There is no such thing as religious neutrality. Denying God’s existence is every bit as much a religious declaration as believing in Jehovah. Including the Bible in the curriculum, as America’s Founders expected, was no more a religious imposition than the radically secular rulings of the Warren Court that expelled prayer and Scripture from public schools in 1962 and 1963.
Within a single decade, the Biblical catechism of the New England Primer was replaced by the secular doctrine of humanism. The vacuum was not filled with neutrality but with a rival creed; one that teaches that man is inherently good, that society corrupts him, and that salvation will arrive through education, progress, or politics.
Os Guinness exposed the deeper roots of the conflict: “The culture war at its deepest level is actually a clash between 1776, the American Revolution, and 1789, the heirs of the French Revolution.”
Yet Scripture never presents wisdom as unassertive and diffident. Solomon declares in Proverbs 8 that wisdom cries aloud in the streets. She takes her stand on the heights overlooking the city; her voice is heard at the crossroads, speaking where laws are shaped, where children are formed, and where culture is directed.
Michael V. Fox removes any ambiguity. The path of the wicked is not distant from the path of the righteous. It winds through the very territory of everyday life. One may encounter it not by seeking it, but simply by crossing its path.

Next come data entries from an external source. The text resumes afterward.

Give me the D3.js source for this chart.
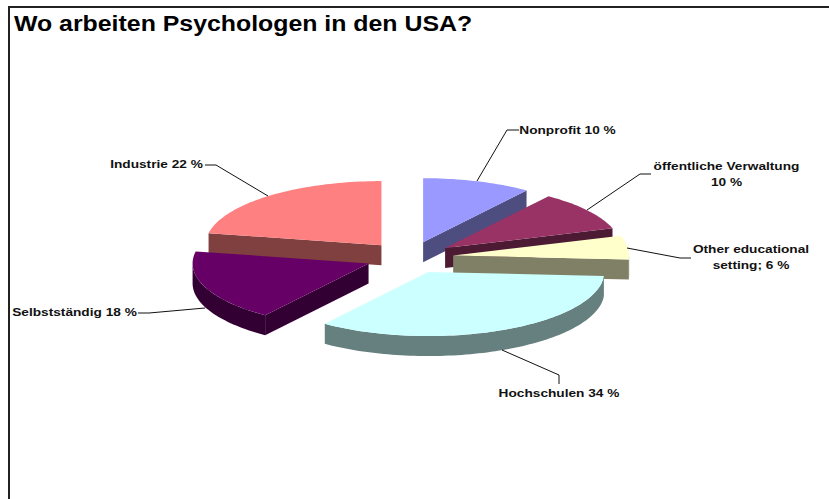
<!DOCTYPE html>
<html>
<head>
<meta charset="utf-8">
<script src="https://cdn.jsdelivr.net/npm/d3@7"></script>
<style>
  html, body { margin: 0; padding: 0; background: #fff; }
  svg { display: block; font-family: "Liberation Sans", Arial, sans-serif; font-weight: bold; }
</style>
</head>
<body>
<svg id="chart" width="829" height="499"></svg>
<script>
const categories = ['Nonprofit', 'öffentliche Verwaltung', 'Other educational setting', 'Hochschulen', 'Selbstständig', 'Industrie'];
const shares = [10, 10, 6, 34, 18, 22];
const topColors = ['#9999ff', '#993366', '#ffffcc', '#ccffff', '#660066', '#ff8080'];
const sideColors = ['#4d4d80', '#4d1a33', '#808066', '#668080', '#330033', '#804040'];

const svg = d3.select('#chart');

// frame, the picture is cut off on the right and at the bottom
svg.append('path')
  .attr('d', 'M9,499V7H829')
  .attr('fill', 'none')
  .attr('stroke', '#222')
  .attr('stroke-width', 2);

// the original text is stretched sideways
svg.append('text')
  .attr('transform', 'translate(14,31) scale(1.157,1)')
  .attr('font-size', 21.5)
  .text('Wo arbeiten Psychologen in den USA?');

// pie geometry, tilted by squashing y
const cx = 409.5, cy = 257.5, radius = 176, tilt = 0.364, explode = 44, depth = 20;
const arcs = d3.pie().sort(null).value((d) => d)(shares);
const lineGen = d3.line();

const px = (a, r) => r * Math.sin(a);
const py = (a, r) => -r * tilt * Math.cos(a);

function rimPoints(a0, a1, dx, dy, dz) {
  const n = Math.max(2, Math.ceil((a1 - a0) * 40));
  return d3.range(n + 1).map((i) => {
    const a = a0 + (a1 - a0) * i / n;
    return [dx + px(a, radius), dy + py(a, radius) + dz];
  });
}

// back to front so nearer slices overlap
const drawOrder = [0, 1, 2, 5, 4, 3];
drawOrder.forEach((i) => {
  const { startAngle: a0, endAngle: a1 } = arcs[i];
  const mid = (a0 + a1) / 2;
  const dx = cx + px(mid, explode);
  const dy = cy + py(mid, explode);
  const g = svg.append('g').attr('data-category', categories[i]);

  // cut faces
  [a0, a1].forEach((a, j) => {
    const visible = j === 0 ? Math.sin(a) < -1e-6 : Math.sin(a) > 1e-6;
    if (!visible) return;
    const ex = dx + px(a, radius), ey = dy + py(a, radius);
    g.append('path')
      .attr('d', lineGen([[dx, dy], [ex, ey], [ex, ey + depth], [dx, dy + depth]]) + 'Z')
      .attr('fill', sideColors[i]);
  });

  // outer wall, only the part facing the viewer
  const w0 = Math.max(a0, Math.PI / 2), w1 = Math.min(a1, Math.PI * 1.5);
  if (w1 > w0) {
    const upper = rimPoints(w0, w1, dx, dy, 0);
    const lower = rimPoints(w0, w1, dx, dy, depth).reverse();
    g.append('path')
      .attr('d', lineGen(upper.concat(lower)) + 'Z')
      .attr('fill', sideColors[i]);
  }

  // top surface
  const top = [[dx, dy]].concat(rimPoints(a0, a1, dx, dy, 0));
  g.append('path')
    .attr('d', lineGen(top) + 'Z')
    .attr('fill', topColors[i]);
});

// labels with their leader lines
const labelLines = [
  ['Nonprofit 10 %'],
  ['öffentliche Verwaltung', '10 %'],
  ['Other educational', 'setting; 6 %'],
  ['Hochschulen 34 %'],
  ['Selbstständig 18 %'],
  ['Industrie 22 %']
];
const labelX = [567.5, 726.5, 751, 559, 74.5, 156.5];
const labelY = [134, 170, 253, 397, 316, 168];
const leaders = [
  [[477, 181], [507, 130], [519, 130]],
  [[587, 210], [640, 174], [651, 174]],
  [[627, 248], [680, 258], [691, 258]],
  [[502, 350], [559, 375], [559, 384]],
  [[205, 308], [149, 313], [138, 313]],
  [[268, 196], [216, 165], [205, 165]]
];

leaders.forEach((pts) => {
  svg.append('path')
    .attr('d', lineGen(pts))
    .attr('fill', 'none')
    .attr('stroke', '#111')
    .attr('stroke-width', 1);
});

labelLines.forEach((lines, i) => {
  lines.forEach((line, j) => {
    svg.append('text')
      .attr('transform', `translate(${labelX[i]},${labelY[i] + j * 16}) scale(1.19,1)`)
      .attr('text-anchor', 'middle')
      .attr('font-size', 11.5)
      .attr('fill', '#111')
      .text(line);
  });
});
</script>
</body>
</html>
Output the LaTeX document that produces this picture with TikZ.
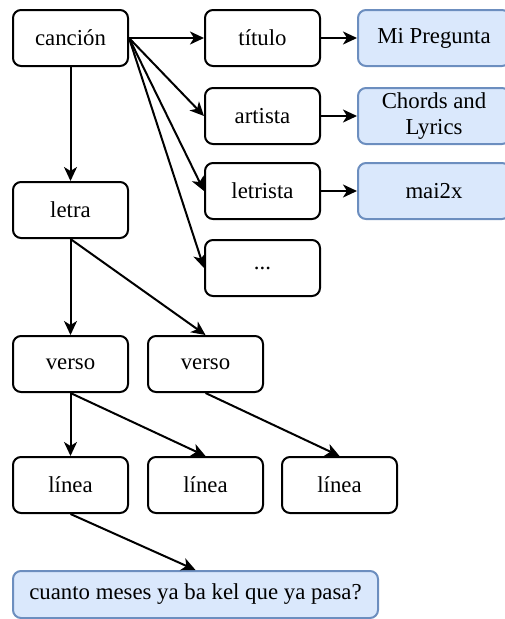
\documentclass[tikz,border=0pt]{standalone}
\usepackage{fontspec}
\newfontfamily\boxfont{Liberation Serif}
\usetikzlibrary{arrows.meta}
\definecolor{valfill}{RGB}{218,232,252}
\definecolor{valdraw}{RGB}{108,142,191}
\begin{document}
\begin{tikzpicture}[x=1pt,y=-1pt,
  box/.style={draw=black, line width=2pt, rounded corners=8pt, fill=white,
    minimum width=115pt, minimum height=56pt, inner sep=0pt, align=center,
    font=\boxfont\fontsize{22.8}{26.5}\selectfont},
  valbox/.style={box, draw=valdraw, fill=valfill, minimum width=152pt},
  link/.style={line width=2pt, -{Stealth[length=14pt,width=13pt,inset=4pt]}}]
\useasboundingbox (0,0) rectangle (504,619);

% song structure
\node[box] (cancion) at (70.5,38) {canción};
\node[box] (titulo) at (262.5,38) {título};
\node[box] (artista) at (262.5,116) {artista};
\node[box] (letrista) at (262.5,191) {letrista};
\node[box] (dots) at (262.5,268) {...};

% metadata values (boxes run past the right edge of the page)
\node[valbox] (mipregunta) at (434,38) {Mi Pregunta};
\node[valbox] (chords) at (434,116) {Chords and\\Lyrics};
\node[valbox] (mai) at (434,191) {mai2x};

% lyrics tree
\node[box] (letra) at (70.5,210) {letra};
\node[box] (verso1) at (70.5,364) {verso};
\node[box] (verso2) at (205.5,364) {verso};
\node[box] (linea1) at (70.5,485) {línea};
\node[box] (linea2) at (205.5,485) {línea};
\node[box] (linea3) at (339.5,485) {línea};
\node[valbox, minimum width=365pt, minimum height=47pt] (texto) at (195.5,594.5) {cuanto meses ya ba kel que ya pasa?};

% connectors
\draw[link] (cancion.east) -- (titulo.west);
\draw[link] (cancion.east) -- (artista.west);
\draw[link] (cancion.east) -- (letrista.west);
\draw[link] (cancion.east) -- (dots.west);
\draw[link] (titulo.east) -- (mipregunta.west);
\draw[link] (artista.east) -- (chords.west);
\draw[link] (letrista.east) -- (mai.west);
\draw[link] (cancion.south) -- (letra.north);
\draw[link] (letra.south) -- (verso1.north);
\draw[link] (letra.south) -- (verso2.north);
\draw[link] (verso1.south) -- (linea1.north);
\draw[link] (verso1.south) -- (linea2.north);
\draw[link] (verso2.south) -- (linea3.north);
\draw[link] (linea1.south) -- (texto.north);
\end{tikzpicture}
\end{document}
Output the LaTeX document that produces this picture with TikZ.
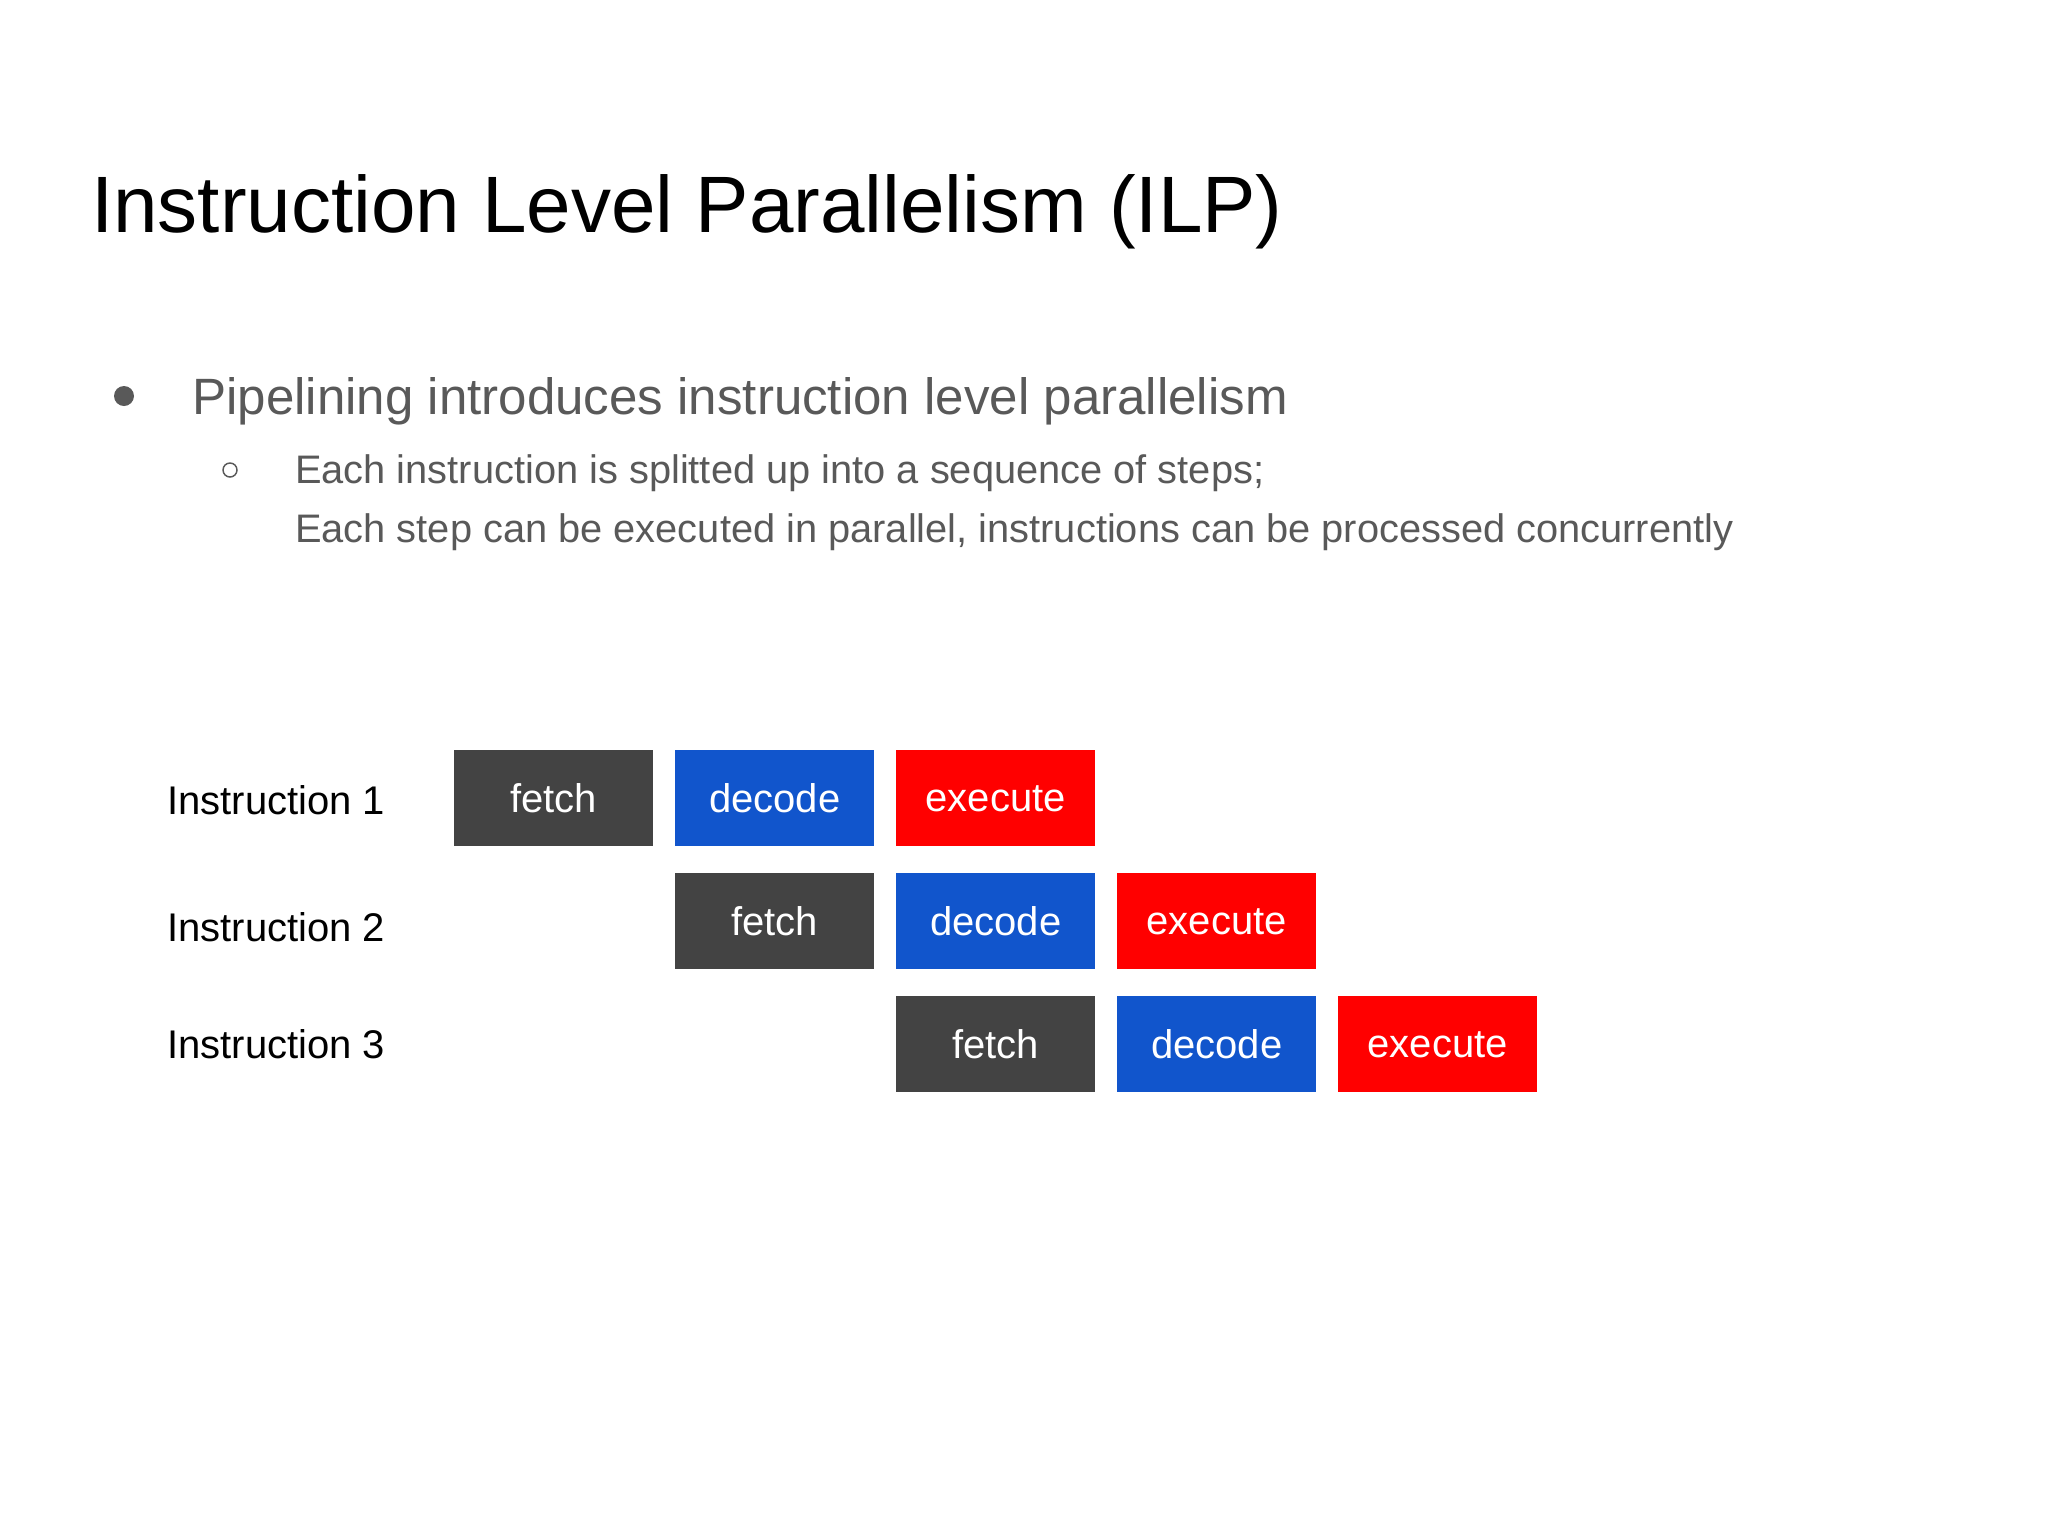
\documentclass[tikz,border=0pt]{standalone}
\usepackage{fontspec}
\setmainfont{Liberation Sans}
\definecolor{fetchc}{HTML}{434343}
\definecolor{decodec}{HTML}{1155CC}
\definecolor{execc}{HTML}{FF0000}
\definecolor{bodyc}{HTML}{595959}
\begin{document}
\begin{tikzpicture}[x=0.75pt,y=-0.75pt,
  stagebox/.style={anchor=north west, minimum width=149.25pt, minimum height=72pt, inner sep=0pt, text=white, font=\fontsize{30}{36}\selectfont},
  fetchbox/.style={stagebox, fill=fetchc},
  decodebox/.style={stagebox, fill=decodec},
  execbox/.style={stagebox, fill=execc},
  txt/.style={anchor=base west, inner sep=0pt},
  insl/.style={txt, font=\fontsize{30}{36}\selectfont, text=black},
  bodytxt/.style={txt, text=bodyc}]
\useasboundingbox[fill=white] (0,0) rectangle (2048,1536);
% title
\node[txt, font=\fontsize{60}{72}\selectfont] (title) at (91,232) {Instruction Level Parallelism (ILP)};
% bullets
\fill[bodyc] (124,396) circle[radius=10];
\node[bodytxt, font=\fontsize{38.3}{46}\selectfont] (b1) at (192,414) {Pipelining introduces instruction level parallelism};
\draw[bodyc, line width=1.1pt] (230,470) circle[radius=7];
\node[bodytxt, font=\fontsize{29.85}{36}\selectfont] (s1) at (295,483) {Each instruction is splitted up into a sequence of steps;};
\node[bodytxt, font=\fontsize{29.85}{36}\selectfont] (s2) at (295,542) {Each step can be executed in parallel, instructions can be processed concurrently};
% instruction labels
\node[insl] (i1) at (167,814) {Instruction 1};
\node[insl] (i2) at (167,941) {Instruction 2};
\node[insl] (i3) at (167,1058) {Instruction 3};
% row 1
\node[fetchbox]  (f1) at (454,750) {fetch};
\node[decodebox] (d1) at (675,750) {decode};
\node[execbox]   (e1) at (896,750) {execute};
% row 2
\node[fetchbox]  (f2) at (675,873) {fetch};
\node[decodebox] (d2) at (896,873) {decode};
\node[execbox]   (e2) at (1117,873) {execute};
% row 3
\node[fetchbox]  (f3) at (896,996) {fetch};
\node[decodebox] (d3) at (1117,996) {decode};
\node[execbox]   (e3) at (1338,996) {execute};
\end{tikzpicture}
\end{document}
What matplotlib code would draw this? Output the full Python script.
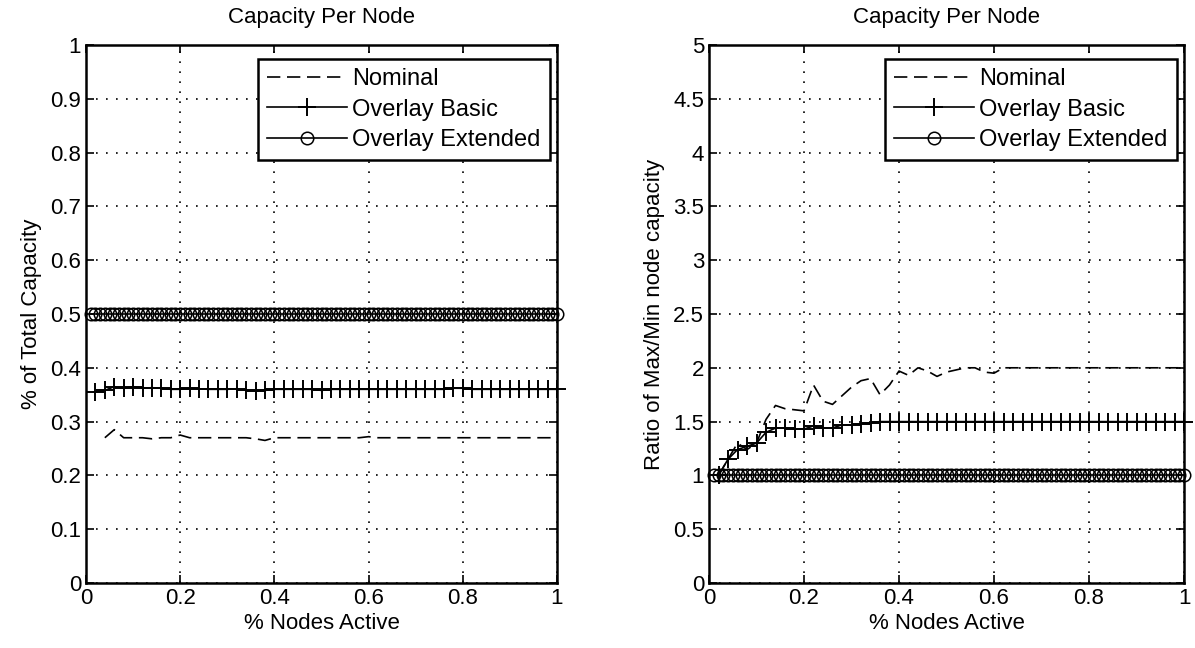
import matplotlib
matplotlib.use('Agg')
import matplotlib.pyplot as plt
import numpy as np

plt.rcParams['font.family'] = ['Liberation Sans', 'DejaVu Sans']

# x positions: fraction of nodes active
x = [round(0.02 * k, 2) for k in range(1, 51)]
x_fine = [round(0.01 * k, 2) for k in range(1, 101)]

# left panel: % of total capacity
left_nominal = [0.270, 0.285, 0.270, 0.270, 0.270, 0.268, 0.270, 0.270, 0.275,
                0.270, 0.270, 0.270, 0.270, 0.270, 0.270, 0.270, 0.268, 0.265, 0.270,
                0.270, 0.270, 0.270, 0.270, 0.270, 0.270, 0.270, 0.270, 0.270, 0.272,
                0.270, 0.270, 0.270, 0.270, 0.270, 0.270, 0.270, 0.270, 0.270, 0.270,
                0.270, 0.270, 0.270, 0.270, 0.270, 0.270, 0.270, 0.270, 0.270, 0.270]
left_basic = [0.355, 0.358, 0.365, 0.362, 0.365, 0.362, 0.363, 0.362, 0.360, 0.360,
              0.362, 0.361, 0.360, 0.360, 0.360, 0.361, 0.358, 0.357, 0.358, 0.360,
              0.360, 0.360, 0.360, 0.360, 0.358, 0.360, 0.360, 0.360, 0.360, 0.360,
              0.360, 0.360, 0.360, 0.360, 0.360, 0.360, 0.360, 0.360, 0.362, 0.362,
              0.360, 0.360, 0.360, 0.360, 0.360, 0.360, 0.360, 0.360, 0.360, 0.360]
left_ext = [0.5] * 100

# right panel: ratio of max/min node capacity
right_nominal = [1.00, 1.15, 1.30, 1.24, 1.30, 1.52, 1.65, 1.62, 1.61, 1.60,
                 1.84, 1.69, 1.66, 1.74, 1.82, 1.88, 1.90, 1.75, 1.84, 1.97,
                 1.93, 2.00, 1.97, 1.92, 1.96, 1.98, 2.00, 2.00, 1.96, 1.95,
                 2.00, 2.00, 2.00, 2.00, 2.00, 2.00, 2.00, 2.00, 2.00, 2.00,
                 2.00, 2.00, 2.00, 2.00, 2.00, 2.00, 2.00, 2.00, 2.00, 2.00]
right_basic = [1.00, 1.15, 1.24, 1.27, 1.30, 1.40, 1.44, 1.44, 1.43, 1.43,
               1.46, 1.44, 1.44, 1.47, 1.47, 1.48, 1.49, 1.50, 1.50, 1.50,
               1.50, 1.50, 1.50, 1.50, 1.50, 1.50, 1.50, 1.50, 1.50, 1.50,
               1.50, 1.50, 1.50, 1.50, 1.50, 1.50, 1.50, 1.50, 1.50, 1.50,
               1.50, 1.50, 1.50, 1.50, 1.50, 1.50, 1.50, 1.50, 1.50, 1.50]
right_ext = [1.0] * 100

labels = ['Nominal', 'Overlay Basic', 'Overlay Extended']
fs = 16

fig = plt.figure(figsize=(11.95, 6.48), dpi=100)
ax1 = fig.add_axes([86/1195, 65/648, 471/1195, 538/648])
ax2 = fig.add_axes([709/1195, 65/648, 475/1195, 538/648])


def draw(ax, nom_x, nom, basic, ext, ylim, yticks, ylabel):
    ax.plot(nom_x, nom, 'k--', lw=1.2, dashes=(8, 4), label=labels[0])
    ax.plot(x, basic, 'k-', lw=1.2, marker='+', ms=13, mew=1.4,
            label=labels[1], clip_on=False)
    ax.plot(x_fine, ext, 'k-', lw=1.2, marker='o', ms=9, mfc='none', mew=1.1,
            label=labels[2], clip_on=False)
    ax.set_xlim(0, 1)
    ax.set_ylim(*ylim)
    ax.set_xticks([0, 0.2, 0.4, 0.6, 0.8, 1])
    ax.set_xticklabels(['0', '0.2', '0.4', '0.6', '0.8', '1'])
    ax.set_yticks(yticks)
    ax.set_yticklabels(['%g' % t for t in yticks])
    ax.grid(True, ls=(0, (1, 5)), color='k', lw=1.2)
    ax.tick_params(direction='in', top=True, right=True, length=6,
                   labelsize=fs, width=1.2)
    for s in ax.spines.values():
        s.set_linewidth(1.8)
    ax.set_title('Capacity Per Node', fontsize=fs, pad=16)
    ax.set_xlabel('% Nodes Active', fontsize=fs, labelpad=3)
    ax.set_ylabel(ylabel, fontsize=fs, labelpad=6)
    leg = ax.legend(loc='upper right', bbox_to_anchor=(0.985, 0.974),
                    fontsize=17, handlelength=3.4, handletextpad=0.2,
                    borderpad=0.4, labelspacing=0.35, fancybox=False,
                    framealpha=1, edgecolor='k', borderaxespad=0)
    leg.get_frame().set_linewidth(1.8)


draw(ax1, x[1:], left_nominal, left_basic, left_ext, (0, 1),
     [0, 0.1, 0.2, 0.3, 0.4, 0.5, 0.6, 0.7, 0.8, 0.9, 1],
     '% of Total Capacity')
draw(ax2, x, right_nominal, right_basic, right_ext, (0, 5),
     [0, 0.5, 1, 1.5, 2, 2.5, 3, 3.5, 4, 4.5, 5],
     'Ratio of Max/Min node capacity')

fig.savefig('out.png', dpi=100)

When that happens, it is not enough merely to continue walking. One must deliberately turn away; actively shunning evil and veering aside without hesitation. At times, we find ourselves, almost unknowingly, on the brink of wrongdoing and must change course decisively.
“The wicked,” Fox writes, “have a need to cause harm; their ‘peace of mind’ depends upon it. They are not merely lazy, indifferent, or greedy for gain. Their corruption is deep-rooted, their characters warped to the core. Just as wild animals cannot lie down until they have taken prey [Num. 23:24], so the wicked are compelled by nature and habit to do harm.”
Fox’s observation should rouse American Christendom. When shepherds leave the gates unattended, wolves do not remain in the forest, they move into the city. And when wisdom is absent, power fills the vacuum.
The question before the Church is therefore not political but Biblical: Will Christ’s ekklesia return to the gates?
If the Church will not disciple the nation’s children, the state will. If pastors will not form ethics, morality, and character, bureaucrats will. If Biblical truth does not anchor the culture, fleeting emotions will.
What is happening in America is not merely a political moment; it is a theological one.
Thankfully, Gideons and Rahabs have entered the public square.